(Directions): Lines containing the string "with" are to be counted. Write only how many there are.

(Part of a data file):
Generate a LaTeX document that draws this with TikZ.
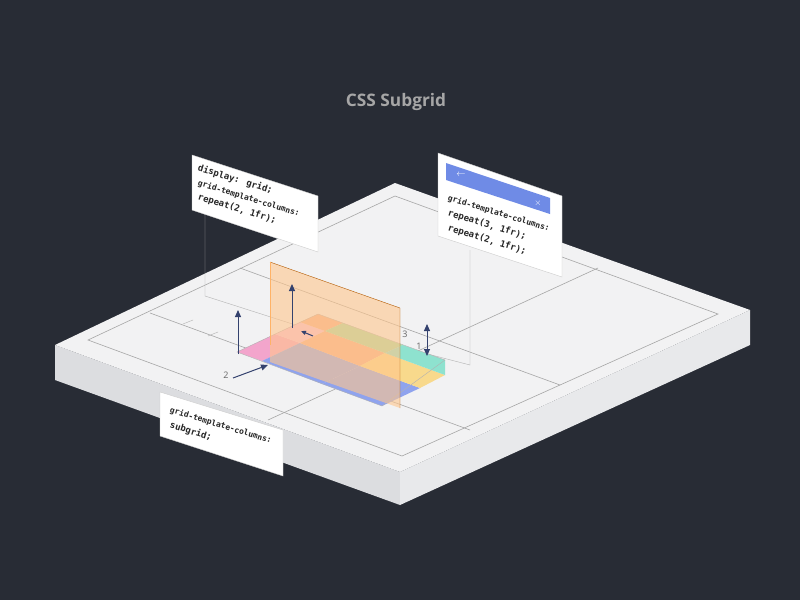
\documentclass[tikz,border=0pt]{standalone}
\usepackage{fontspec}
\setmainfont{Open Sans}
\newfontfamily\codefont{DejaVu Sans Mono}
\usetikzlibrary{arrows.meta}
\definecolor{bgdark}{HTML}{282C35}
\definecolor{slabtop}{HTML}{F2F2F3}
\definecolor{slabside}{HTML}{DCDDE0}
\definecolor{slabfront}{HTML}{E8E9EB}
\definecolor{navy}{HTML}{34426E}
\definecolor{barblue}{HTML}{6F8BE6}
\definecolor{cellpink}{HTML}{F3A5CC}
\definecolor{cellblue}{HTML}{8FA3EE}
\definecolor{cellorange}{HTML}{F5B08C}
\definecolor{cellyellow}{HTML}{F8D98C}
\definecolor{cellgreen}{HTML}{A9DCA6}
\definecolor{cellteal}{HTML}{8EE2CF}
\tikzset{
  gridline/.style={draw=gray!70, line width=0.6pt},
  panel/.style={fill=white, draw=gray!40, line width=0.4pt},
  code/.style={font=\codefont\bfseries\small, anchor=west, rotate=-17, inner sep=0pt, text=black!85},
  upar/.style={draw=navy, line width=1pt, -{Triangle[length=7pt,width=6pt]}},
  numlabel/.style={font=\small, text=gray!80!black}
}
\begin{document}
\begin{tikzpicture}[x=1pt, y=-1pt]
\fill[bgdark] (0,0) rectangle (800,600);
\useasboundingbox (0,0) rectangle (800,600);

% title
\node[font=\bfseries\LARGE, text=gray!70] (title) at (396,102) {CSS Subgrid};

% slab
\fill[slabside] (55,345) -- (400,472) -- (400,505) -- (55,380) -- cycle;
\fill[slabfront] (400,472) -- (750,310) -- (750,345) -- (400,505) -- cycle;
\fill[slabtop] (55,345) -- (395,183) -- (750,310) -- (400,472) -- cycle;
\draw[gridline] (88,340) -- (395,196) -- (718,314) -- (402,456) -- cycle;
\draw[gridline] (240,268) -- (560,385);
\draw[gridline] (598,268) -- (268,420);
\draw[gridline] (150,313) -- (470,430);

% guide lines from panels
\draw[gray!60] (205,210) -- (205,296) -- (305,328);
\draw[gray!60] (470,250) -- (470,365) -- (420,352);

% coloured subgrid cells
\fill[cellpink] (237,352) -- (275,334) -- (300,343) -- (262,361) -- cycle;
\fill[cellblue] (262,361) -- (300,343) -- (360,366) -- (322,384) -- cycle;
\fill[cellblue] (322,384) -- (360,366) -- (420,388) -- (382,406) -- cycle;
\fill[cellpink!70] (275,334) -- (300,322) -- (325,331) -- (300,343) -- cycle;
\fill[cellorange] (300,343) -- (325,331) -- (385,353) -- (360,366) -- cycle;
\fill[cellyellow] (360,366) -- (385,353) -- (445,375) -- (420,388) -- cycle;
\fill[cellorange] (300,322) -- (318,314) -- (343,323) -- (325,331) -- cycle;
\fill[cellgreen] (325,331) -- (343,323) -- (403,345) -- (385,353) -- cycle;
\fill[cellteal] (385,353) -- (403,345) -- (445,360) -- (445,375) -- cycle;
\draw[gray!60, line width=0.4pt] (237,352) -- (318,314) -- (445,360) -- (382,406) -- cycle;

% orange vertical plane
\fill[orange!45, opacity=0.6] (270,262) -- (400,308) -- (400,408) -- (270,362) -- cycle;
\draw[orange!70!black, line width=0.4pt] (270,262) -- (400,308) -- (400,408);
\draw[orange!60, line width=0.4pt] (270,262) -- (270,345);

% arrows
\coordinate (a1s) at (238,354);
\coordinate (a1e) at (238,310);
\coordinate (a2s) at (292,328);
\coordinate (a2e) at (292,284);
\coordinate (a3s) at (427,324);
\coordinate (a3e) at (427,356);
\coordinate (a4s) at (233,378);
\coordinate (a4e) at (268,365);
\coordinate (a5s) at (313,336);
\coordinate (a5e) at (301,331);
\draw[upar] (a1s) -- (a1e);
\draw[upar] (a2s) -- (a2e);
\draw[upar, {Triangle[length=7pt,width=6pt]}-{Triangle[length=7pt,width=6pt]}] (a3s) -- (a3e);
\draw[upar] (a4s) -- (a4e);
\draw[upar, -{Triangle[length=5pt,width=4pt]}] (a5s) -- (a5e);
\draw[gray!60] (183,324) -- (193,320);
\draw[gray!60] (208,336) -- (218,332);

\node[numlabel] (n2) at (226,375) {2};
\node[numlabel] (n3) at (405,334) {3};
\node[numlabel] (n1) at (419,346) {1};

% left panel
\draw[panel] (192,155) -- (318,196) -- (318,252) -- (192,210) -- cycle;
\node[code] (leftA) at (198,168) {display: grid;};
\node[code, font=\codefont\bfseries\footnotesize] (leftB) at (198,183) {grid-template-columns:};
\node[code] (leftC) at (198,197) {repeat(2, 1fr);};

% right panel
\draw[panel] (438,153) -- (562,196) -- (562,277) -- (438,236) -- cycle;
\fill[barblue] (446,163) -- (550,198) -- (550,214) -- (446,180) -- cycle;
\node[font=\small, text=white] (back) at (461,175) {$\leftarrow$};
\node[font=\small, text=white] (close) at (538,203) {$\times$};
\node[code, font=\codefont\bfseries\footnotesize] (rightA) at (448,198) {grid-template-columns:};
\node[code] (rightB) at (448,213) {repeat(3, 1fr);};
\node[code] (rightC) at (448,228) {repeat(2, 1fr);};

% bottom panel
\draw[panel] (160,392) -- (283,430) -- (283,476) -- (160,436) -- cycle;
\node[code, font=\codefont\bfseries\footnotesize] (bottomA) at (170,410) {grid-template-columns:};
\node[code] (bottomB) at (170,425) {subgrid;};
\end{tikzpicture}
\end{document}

==

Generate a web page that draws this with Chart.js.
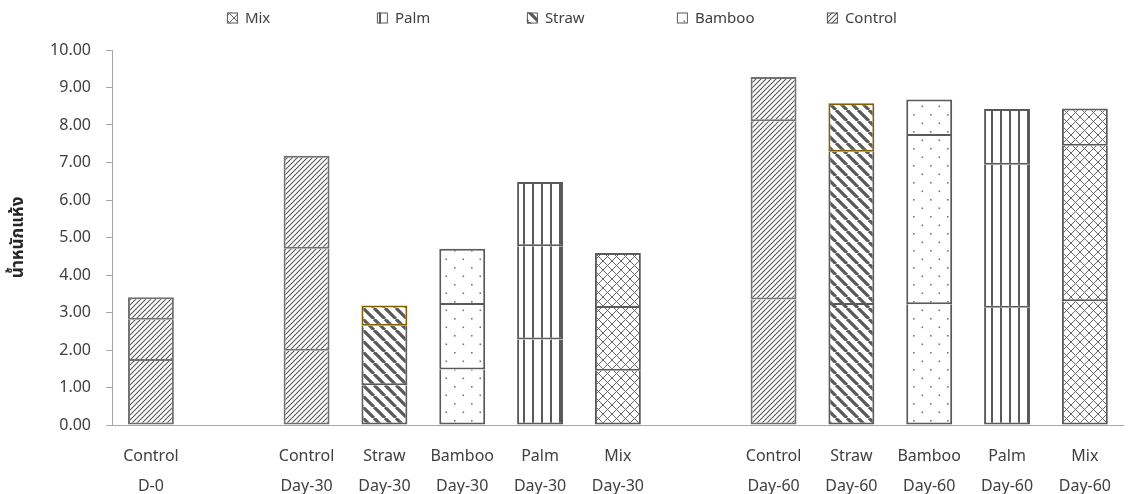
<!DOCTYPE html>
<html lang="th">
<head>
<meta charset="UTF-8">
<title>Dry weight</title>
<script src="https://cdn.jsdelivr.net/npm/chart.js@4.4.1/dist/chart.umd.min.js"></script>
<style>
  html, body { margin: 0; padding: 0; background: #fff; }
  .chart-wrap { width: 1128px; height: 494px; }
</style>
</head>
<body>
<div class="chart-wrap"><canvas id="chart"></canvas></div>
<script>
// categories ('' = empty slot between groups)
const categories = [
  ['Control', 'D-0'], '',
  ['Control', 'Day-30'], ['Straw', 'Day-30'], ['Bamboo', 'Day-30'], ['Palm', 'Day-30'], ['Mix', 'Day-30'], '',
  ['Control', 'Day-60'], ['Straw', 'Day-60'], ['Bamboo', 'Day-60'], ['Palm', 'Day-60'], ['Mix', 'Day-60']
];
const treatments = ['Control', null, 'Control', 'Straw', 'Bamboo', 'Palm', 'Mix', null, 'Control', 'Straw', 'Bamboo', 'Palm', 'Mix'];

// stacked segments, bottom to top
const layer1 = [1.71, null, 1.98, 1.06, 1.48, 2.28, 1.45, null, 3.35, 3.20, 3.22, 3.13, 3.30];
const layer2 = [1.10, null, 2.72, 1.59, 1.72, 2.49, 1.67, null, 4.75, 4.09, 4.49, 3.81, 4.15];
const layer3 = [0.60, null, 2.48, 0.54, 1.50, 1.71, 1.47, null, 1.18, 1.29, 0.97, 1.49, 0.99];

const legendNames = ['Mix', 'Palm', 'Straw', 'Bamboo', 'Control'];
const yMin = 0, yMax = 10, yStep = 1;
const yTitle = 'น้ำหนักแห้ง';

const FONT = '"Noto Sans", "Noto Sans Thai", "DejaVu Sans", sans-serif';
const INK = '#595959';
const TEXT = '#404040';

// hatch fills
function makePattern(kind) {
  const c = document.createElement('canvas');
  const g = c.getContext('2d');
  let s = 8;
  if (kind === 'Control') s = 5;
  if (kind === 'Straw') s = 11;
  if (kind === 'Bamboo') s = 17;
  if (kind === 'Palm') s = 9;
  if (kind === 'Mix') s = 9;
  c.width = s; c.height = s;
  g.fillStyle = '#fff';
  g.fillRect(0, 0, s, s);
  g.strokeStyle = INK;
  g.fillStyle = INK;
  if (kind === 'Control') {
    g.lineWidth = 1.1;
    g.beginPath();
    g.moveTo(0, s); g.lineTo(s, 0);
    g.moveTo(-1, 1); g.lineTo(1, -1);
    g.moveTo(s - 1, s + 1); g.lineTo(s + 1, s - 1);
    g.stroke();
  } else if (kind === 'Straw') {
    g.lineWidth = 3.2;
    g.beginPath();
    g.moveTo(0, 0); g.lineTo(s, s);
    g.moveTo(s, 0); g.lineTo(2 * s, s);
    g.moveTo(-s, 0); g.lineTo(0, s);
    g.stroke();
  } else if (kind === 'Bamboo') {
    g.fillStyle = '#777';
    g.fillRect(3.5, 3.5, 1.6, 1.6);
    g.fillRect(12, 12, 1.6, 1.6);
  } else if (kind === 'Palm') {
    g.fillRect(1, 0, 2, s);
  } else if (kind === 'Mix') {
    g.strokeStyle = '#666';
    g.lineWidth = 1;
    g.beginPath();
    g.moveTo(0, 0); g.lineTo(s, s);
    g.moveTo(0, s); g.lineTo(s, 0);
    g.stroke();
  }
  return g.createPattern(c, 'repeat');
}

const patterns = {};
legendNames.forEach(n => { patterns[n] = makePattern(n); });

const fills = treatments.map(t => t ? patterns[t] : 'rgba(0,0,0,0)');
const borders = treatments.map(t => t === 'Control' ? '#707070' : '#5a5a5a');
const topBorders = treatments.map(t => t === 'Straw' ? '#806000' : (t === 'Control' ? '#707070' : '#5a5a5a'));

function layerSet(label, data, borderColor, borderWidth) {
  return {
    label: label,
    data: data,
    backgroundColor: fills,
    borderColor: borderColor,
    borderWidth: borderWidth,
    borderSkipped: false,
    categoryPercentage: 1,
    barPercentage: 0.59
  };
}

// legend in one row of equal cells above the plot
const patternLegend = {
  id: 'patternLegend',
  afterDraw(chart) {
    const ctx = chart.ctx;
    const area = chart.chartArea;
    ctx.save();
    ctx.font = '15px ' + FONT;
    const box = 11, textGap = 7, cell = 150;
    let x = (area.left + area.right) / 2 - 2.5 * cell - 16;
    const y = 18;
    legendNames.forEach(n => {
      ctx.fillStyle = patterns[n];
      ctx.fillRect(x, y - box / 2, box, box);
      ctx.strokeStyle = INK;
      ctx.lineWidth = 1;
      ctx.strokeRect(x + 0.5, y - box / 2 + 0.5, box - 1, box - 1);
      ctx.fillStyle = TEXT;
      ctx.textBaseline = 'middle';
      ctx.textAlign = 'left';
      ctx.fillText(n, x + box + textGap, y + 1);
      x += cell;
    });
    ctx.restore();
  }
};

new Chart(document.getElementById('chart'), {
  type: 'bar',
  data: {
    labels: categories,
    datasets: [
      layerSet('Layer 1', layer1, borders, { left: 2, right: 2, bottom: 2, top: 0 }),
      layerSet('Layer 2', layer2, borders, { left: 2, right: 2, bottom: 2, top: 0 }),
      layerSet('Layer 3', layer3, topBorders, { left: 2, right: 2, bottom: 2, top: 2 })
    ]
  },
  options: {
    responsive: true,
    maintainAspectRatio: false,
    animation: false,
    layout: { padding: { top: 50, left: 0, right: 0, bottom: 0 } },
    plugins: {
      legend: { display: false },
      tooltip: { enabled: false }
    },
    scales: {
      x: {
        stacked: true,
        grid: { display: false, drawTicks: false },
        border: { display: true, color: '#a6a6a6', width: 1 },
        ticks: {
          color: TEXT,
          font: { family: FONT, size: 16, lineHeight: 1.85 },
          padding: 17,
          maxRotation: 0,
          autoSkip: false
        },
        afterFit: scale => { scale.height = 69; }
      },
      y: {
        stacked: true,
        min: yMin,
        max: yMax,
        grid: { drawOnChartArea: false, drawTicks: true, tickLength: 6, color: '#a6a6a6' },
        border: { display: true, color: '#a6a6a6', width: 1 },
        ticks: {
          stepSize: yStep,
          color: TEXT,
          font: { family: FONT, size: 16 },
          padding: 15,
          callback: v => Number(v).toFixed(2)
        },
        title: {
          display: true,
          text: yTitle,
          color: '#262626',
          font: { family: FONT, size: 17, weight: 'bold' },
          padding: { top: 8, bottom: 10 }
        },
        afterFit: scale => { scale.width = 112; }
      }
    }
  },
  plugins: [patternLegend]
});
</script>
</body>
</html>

(Answer to the problem): 2